As Hyun exits the building, he hears faint cries of a baby, causing him to stop. Turning around, he experiences something inexplicable as a mother's lullaby begins to echo. Overcome with emotion, he breaks down.
In the final shot, from a distance, Hyun is seen facing a faint image resembling a woman.

== Theme ==

Jang's first leading role in Sorum (2001) earned her multiple awards.

Sorum blurs the line between psychological and supernatural elements, exploring the haunting persistence of trauma—both personal and inherited—through themes of isolation, loss, and the burden of the past. At its core, the film examines the emotional scars left by violence, abandonment, and unresolved guilt, revealing their destructive toll on its characters.

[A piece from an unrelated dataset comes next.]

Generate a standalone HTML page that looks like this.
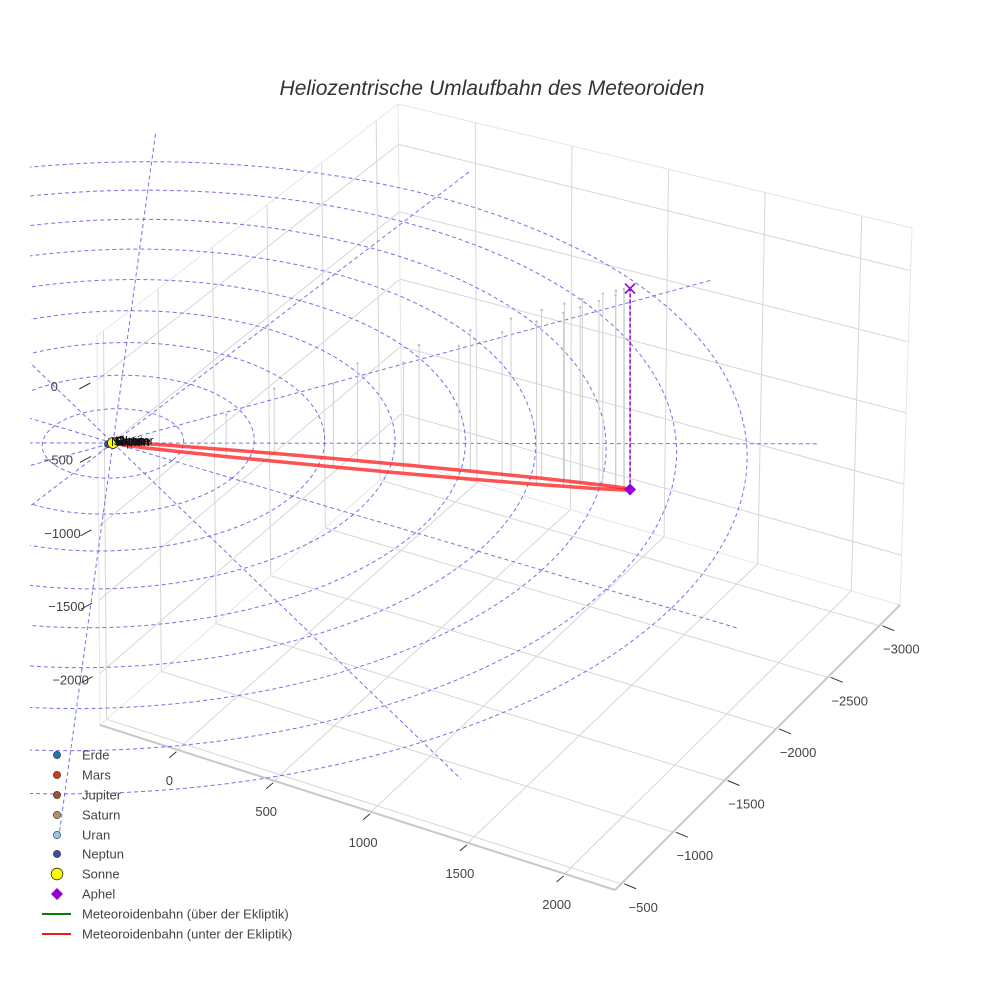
<!DOCTYPE html>
<html><head><meta charset="utf-8">
<style>
html,body{margin:0;padding:0;background:#fff;}
svg{display:block;font-family:"Liberation Sans",sans-serif;}
</style></head>
<body>
<svg id="chart" width="984" height="984" viewBox="0 0 984 984" xmlns="http://www.w3.org/2000/svg">
<rect width="984" height="984" fill="#fff"/>
<defs><clipPath id="sceneClip"><rect x="30" y="20" width="930" height="940"/></clipPath></defs>
<text x="492" y="95" text-anchor="middle" font-size="21" font-style="italic" fill="#333">Heliozentrische Umlaufbahn des Meteoroiden</text>
<g id="box"></g>
<g id="ecl" clip-path="url(#sceneClip)"></g>
<g id="drops"></g>
<g id="orbit"></g>
<g id="marks"></g>
<g id="ticks" font-size="13" fill="#444"></g>
<g id="legend" font-size="13" fill="#444">
 <g><circle cx="57" cy="755" r="3.6" fill="#1f78b4" stroke="#222" stroke-width="0.6"/><text x="82" y="759.5">Erde</text></g>
 <g><circle cx="57" cy="775" r="3.6" fill="#cc4010" stroke="#222" stroke-width="0.6"/><text x="82" y="779.5">Mars</text></g>
 <g><circle cx="57" cy="795" r="3.6" fill="#a0522d" stroke="#222" stroke-width="0.6"/><text x="82" y="799.5">Jupiter</text></g>
 <g><circle cx="57" cy="815" r="3.6" fill="#b8906a" stroke="#222" stroke-width="0.6"/><text x="82" y="819.5">Saturn</text></g>
 <g><circle cx="57" cy="835" r="3.6" fill="#8ecae6" stroke="#222" stroke-width="0.6"/><text x="82" y="839.5">Uran</text></g>
 <g><circle cx="57" cy="854" r="3.6" fill="#3a4fa8" stroke="#222" stroke-width="0.6"/><text x="82" y="858.5">Neptun</text></g>
 <g><circle cx="57" cy="874" r="5.8" fill="#ffff00" stroke="#222" stroke-width="0.8"/><text x="82" y="878.5">Sonne</text></g>
 <g><path d="M57 888 L63 894 L57 900 L51 894 Z" fill="#9400d3"/><text x="82" y="898.5">Aphel</text></g>
 <g><line x1="42" y1="914" x2="71" y2="914" stroke="#008000" stroke-width="2"/><text x="82" y="918.5">Meteoroidenbahn (über der Ekliptik)</text></g>
 <g><line x1="42" y1="934" x2="71" y2="934" stroke="#e32020" stroke-width="2"/><text x="82" y="938.5">Meteoroidenbahn (unter der Ekliptik)</text></g>
</g>
</svg>
<script>
// ---- data ----
const xTicks = [0, 500, 1000, 1500, 2000];
const yTicks = [-500, -1000, -1500, -2000, -2500, -3000];
const zTicks = [0, -500, -1000, -1500, -2000];
const xRange = [-400, 2260];
const yRange = [-3200, -440];
const zRange = [-2350, 300];
const ringRadii = [325, 650, 975, 1300, 1625, 1950, 2275, 2600, 2925];
const spokeAnglesDeg = [0, 30, 60, 90, 120, 150];
const spokeLength = 3250;
const orbitAX = [0, 40, 88, 163, 305, 579, 759, 901, 1012, 1101, 1169, 1211, 1258, 1298, 1318, 1326];
const orbitAY = [0, -44, -117, -240, -489, -994, -1336, -1614, -1836, -2015, -2158, -2249, -2353, -2446, -2499, -2543];
const orbitAZ = [0, -30, -75, -150, -300, -600, -803, -966, -1095, -1200, -1282, -1335, -1395, -1447, -1478, -1500];
const orbitBX = [1326, 1302, 1277, 1238, 1178, 1127, 1063, 979, 869, 733, 574, 365, 102, 45, 12, 0];
const orbitBY = [-2543, -2523, -2488, -2427, -2329, -2242, -2130, -1979, -1778, -1525, -1221, -812, -269, -138, -58, 0];
const orbitBZ = [-1500, -1485, -1462, -1425, -1365, -1312, -1245, -1155, -1035, -885, -705, -465, -150, -75, -30, 0];
const aphel = [1326, -2543, -1500];
const planetNames = ["Erde", "Mars", "Jupiter", "Saturn", "Uran", "Neptun"];
const planetX = [2, -3, 5, -8, 10, -14];
const planetY = [3, 4, -6, 9, -12, 20];
const planetColors = ["#1f78b4", "#cc4010", "#a0522d", "#b8906a", "#8ecae6", "#3a4fa8"];

// ---- projection (ecliptic-plane homography + depth-scaled vertical) ----
const calSrc = [[0,0],[3250,0],[0,-3250],[2815,1625]];
const calDst = [[113,443],[737,628],[469,172],[461,779]];
function solve(A,b){const n=b.length;for(let i=0;i<n;i++){let p=i;for(let r=i+1;r<n;r++)if(Math.abs(A[r][i])>Math.abs(A[p][i]))p=r;[A[i],A[p]]=[A[p],A[i]];[b[i],b[p]]=[b[p],b[i]];for(let r=i+1;r<n;r++){const f=A[r][i]/A[i][i];for(let c=i;c<n;c++)A[r][c]-=f*A[i][c];b[r]-=f*b[i];}}const x=new Array(n).fill(0);for(let i=n-1;i>=0;i--){let s=b[i];for(let c=i+1;c<n;c++)s-=A[i][c]*x[c];x[i]=s/A[i][i];}return x;}
function homog(src,dst){const A=[],b=[];for(let i=0;i<4;i++){const [x,y]=src[i],[u,v]=dst[i];A.push([x,y,1,0,0,0,-u*x,-u*y]);b.push(u);A.push([0,0,0,x,y,1,-v*x,-v*y]);b.push(v);}return solve(A,b);}
const H = homog(calSrc, calDst);
const KZ = 0.142;
function P(x,y,z){const W=H[6]*x+H[7]*y+1;return [(H[0]*x+H[1]*y+H[2])/W,(H[3]*x+H[4]*y+H[5])/W-z*KZ/W];}

// box corners in screen space (layout), trilinear mapping for the axis box
const BC = {"000":[402,461],"001":[398,104],"100":[900,605],"101":[912,228],"010":[100,725],"011":[97,336],"110":[615,890],"111":[627,505]};
function T(x,y,z){const u=(x-xRange[0])/(xRange[1]-xRange[0]),v=(y-yRange[0])/(yRange[1]-yRange[0]),w=(z-zRange[0])/(zRange[1]-zRange[0]);
 let sx=0,sy=0;for(const k in BC){const a=+k[0],b=+k[1],c=+k[2];const f=(a?u:1-u)*(b?v:1-v)*(c?w:1-w);sx+=f*BC[k][0];sy+=f*BC[k][1];}return [sx,sy];}

const NS='http://www.w3.org/2000/svg';
function mk(parent,tag,attrs,name,inter){const e=document.createElementNS(NS,tag);for(const k in attrs)e.setAttribute(k,attrs[k]);


parent.appendChild(e);return e;}
function seg(parent,a,b,style,name){return mk(parent,'line',Object.assign({x1:a[0].toFixed(1),y1:a[1].toFixed(1),x2:b[0].toFixed(1),y2:b[1].toFixed(1)},style),name,false);}

// ---- box ----
const box=document.getElementById('box');
const [x0,x1]=xRange,[y0,y1]=yRange,[z0,z1]=zRange;
const gs={stroke:'#d6d6d6','stroke-width':1};
const es={stroke:'#e6e6e6','stroke-width':1};
xTicks.forEach(t=>{seg(box,T(t,y0,z0),T(t,y1,z0),gs,'floor-grid-x');seg(box,T(t,y0,z0),T(t,y0,z1),gs,'backwall-grid-x');});
yTicks.forEach(t=>{seg(box,T(x0,t,z0),T(x1,t,z0),gs,'floor-grid-y');seg(box,T(x0,t,z0),T(x0,t,z1),gs,'sidewall-grid-y');});
zTicks.forEach(t=>{seg(box,T(x0,y0,t),T(x1,y0,t),gs,'backwall-grid-z');seg(box,T(x0,y0,t),T(x0,y1,t),gs,'sidewall-grid-z');});
seg(box,T(x0,y0,z0),T(x0,y0,z1),es,'box-edge');
seg(box,T(x1,y0,z0),T(x1,y0,z1),es,'box-edge');
seg(box,T(x0,y1,z0),T(x0,y1,z1),es,'box-edge');
seg(box,T(x0,y0,z1),T(x1,y0,z1),es,'box-edge');
seg(box,T(x0,y0,z1),T(x0,y1,z1),es,'box-edge');
seg(box,T(x0,y0,z0),T(x1,y0,z0),es,'box-edge');
seg(box,T(x0,y0,z0),T(x0,y1,z0),es,'box-edge');
seg(box,T(x0,y1,z0),T(x1,y1,z0),{stroke:'#c8c8c8','stroke-width':2},'x-axis-line');
seg(box,T(x1,y0,z0),T(x1,y1,z0),{stroke:'#c8c8c8','stroke-width':2},'y-axis-line');

// ---- ticks ----
const tk=document.getElementById('ticks');
const tms={stroke:'#333','stroke-width':1};
function fmt(v){return v<0?'\u2212'+Math.abs(v):String(v);}
xTicks.forEach(t=>{const p=T(t,y1,z0);seg(tk,[p[0]-1,p[1]+2],[p[0]-8,p[1]+8],tms,'x-tick-mark');
 const e=mk(tk,'text',{x:(p[0]-8).toFixed(1),y:(p[1]+35).toFixed(1),'text-anchor':'middle'},'x-tick-label',false);e.textContent=fmt(t);});
yTicks.forEach(t=>{const p=T(x1,t,z0);seg(tk,[p[0]+3,p[1]],[p[0]+15,p[1]+5],tms,'y-tick-mark');
 const e=mk(tk,'text',{x:(p[0]+22).toFixed(1),y:(p[1]+28).toFixed(1),'text-anchor':'middle'},'y-tick-label',false);e.textContent=fmt(t);});
zTicks.forEach((t,i)=>{const p=T(x0,y1,t);seg(tk,[p[0]-7,p[1]+3],[p[0]-18,p[1]+9],tms,'z-tick-mark');
 const e=mk(tk,'text',{x:(p[0]-43+3.5*i).toFixed(1),y:(p[1]+11).toFixed(1),'text-anchor':'middle'},'z-tick-label',false);e.textContent=fmt(t);});

// ---- ecliptic rings & spokes ----
const ecl=document.getElementById('ecl');
const bs={stroke:'#5a5ae6','stroke-width':1,'stroke-dasharray':'4,3',fill:'none','stroke-opacity':0.85};
ringRadii.forEach(r=>{const pts=[];for(let k=0;k<=240;k++){const a=k/240*2*Math.PI;const p=P(r*Math.cos(a),r*Math.sin(a),0);pts.push(p[0].toFixed(1)+','+p[1].toFixed(1));}
 mk(ecl,'polyline',Object.assign({points:pts.join(' ')},bs),'planet-ring',false);});
spokeAnglesDeg.forEach(d=>{const a=d*Math.PI/180;const c=Math.cos(a)*spokeLength,s=Math.sin(a)*spokeLength;
 seg(ecl,P(-c,-s,0),P(c,s,0),bs,'ecliptic-spoke');});

// ---- drop lines ----
const dr=document.getElementById('drops');
function drops(X,Y,Z){for(let i=0;i<X.length;i++){if(Z[i]>-250)continue;const a=P(X[i],Y[i],Z[i]),b=P(X[i],Y[i],0);
 seg(dr,a,b,{stroke:'#cfcfcf','stroke-width':1},'drop-line');
 mk(dr,'circle',{cx:b[0].toFixed(1),cy:b[1].toFixed(1),r:1.2,fill:'#bbb'},'drop-line-top',false);}}
drops(orbitAX,orbitAY,orbitAZ);drops(orbitBX,orbitBY,orbitBZ);

// ---- orbit ----
const ob=document.getElementById('orbit');
function path(X,Y,Z){return X.map((x,i)=>{const p=P(x,Y[i],Z[i]);return p[0].toFixed(1)+','+p[1].toFixed(1);}).join(' ');}
mk(ob,'polyline',{points:path(orbitAX,orbitAY,orbitAZ),fill:'none',stroke:'#ff1a1a','stroke-width':3.5,'stroke-opacity':0.75,'stroke-linejoin':'round'},'orbit-below-outbound',true);
mk(ob,'polyline',{points:path(orbitBX,orbitBY,orbitBZ),fill:'none',stroke:'#ff1a1a','stroke-width':3.5,'stroke-opacity':0.75,'stroke-linejoin':'round'},'orbit-below-return',true);

// ---- markers ----
const mks=document.getElementById('marks');
const ap=P(aphel[0],aphel[1],aphel[2]),apE=P(aphel[0],aphel[1],0);
seg(mks,ap,apE,{stroke:'#9400d3','stroke-width':1.5,'stroke-dasharray':'4,2'},'aphel-projection-line');
mk(mks,'path',{d:`M${apE[0]-5},${apE[1]-5} L${apE[0]+5},${apE[1]+5} M${apE[0]+5},${apE[1]-5} L${apE[0]-5},${apE[1]+5}`,stroke:'#9400d3','stroke-width':1.6,fill:'none'},'aphel-ecliptic-marker',true);
mk(mks,'path',{d:`M${ap[0]},${ap[1]-6} L${ap[0]+6},${ap[1]} L${ap[0]},${ap[1]+6} L${ap[0]-6},${ap[1]} Z`,fill:'#9400d3'},'aphel-marker',true);
planetNames.forEach((n,i)=>{const p=P(planetX[i],planetY[i],0);
 mk(mks,'circle',{cx:p[0].toFixed(1),cy:p[1].toFixed(1),r:3.5,fill:planetColors[i],stroke:'#222','stroke-width':0.6},'planet-'+n.toLowerCase(),true);});
const sp=P(0,0,0);
mk(mks,'circle',{cx:sp[0],cy:sp[1],r:5.5,fill:'#ffff00',stroke:'#222','stroke-width':0.8},'sun-marker',true);
planetNames.concat(['Sonne']).forEach((n,i)=>{const p=P(i<6?planetX[i]:0,i<6?planetY[i]:0,0);
 const e=mk(mks,'text',{x:(p[0]+3).toFixed(1),y:(p[1]+2).toFixed(1),'font-size':12,fill:'#111'},'planet-label',false);e.textContent=n;});
</script>
</body></html>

It also explores the fragility of human connection, as Yong-hyun and Yeong seek solace from their pasts through their interactions, yet remain trapped by internal struggles they cannot confront or escape. Beyond literal ghosts, the past manifests as repressed memories and lingering pain, with the building's dark history mirroring their tormented minds, where buried anguish resurfaces with destructive consequences.

== Cast ==
- Kim Myung-min as Yong-hyun
- Jang Jin-young as Sun-yeong
- Gi Ju-bong as writer Lee
- Jo An as Eun-soo
- Kim Gi-cheon
- Lee Han-wi
- Lee Kwang-gi
- Park Yeong-hoon
- Kim Joo-ryoung
- Kwon Tae-won
- Choi Woong as Writer Lee's son

== Awards ==
2001 Sitges Film Festival
- Best Actress: Jang Jin-young

2001 Busan Film Critics Awards
- Best New Actor: Kim Myung-min
- Best New Actress: Jang Jin-young

2001 Blue Dragon Film Awards
- Best Actress: Jang Jin-young

2001 Director's Cut Awards
- Best Actress: Jang Jin-young
- Best New Actor: Kim Myung-min

2002 Fantasporto International Fantasy Film
- Best Actress: Jang Jin-young
- Best Director: Yoon Jong-chan
- Special Jury Award: Yoon Jong-chan

2002 Málaga International Week of Fantastic Cinema
- Best Actress: Jang Jin-young

== Reception ==
Dread Central wrote, "Sorum is definitely a slow burn", but called the film's "subtle horror" effective.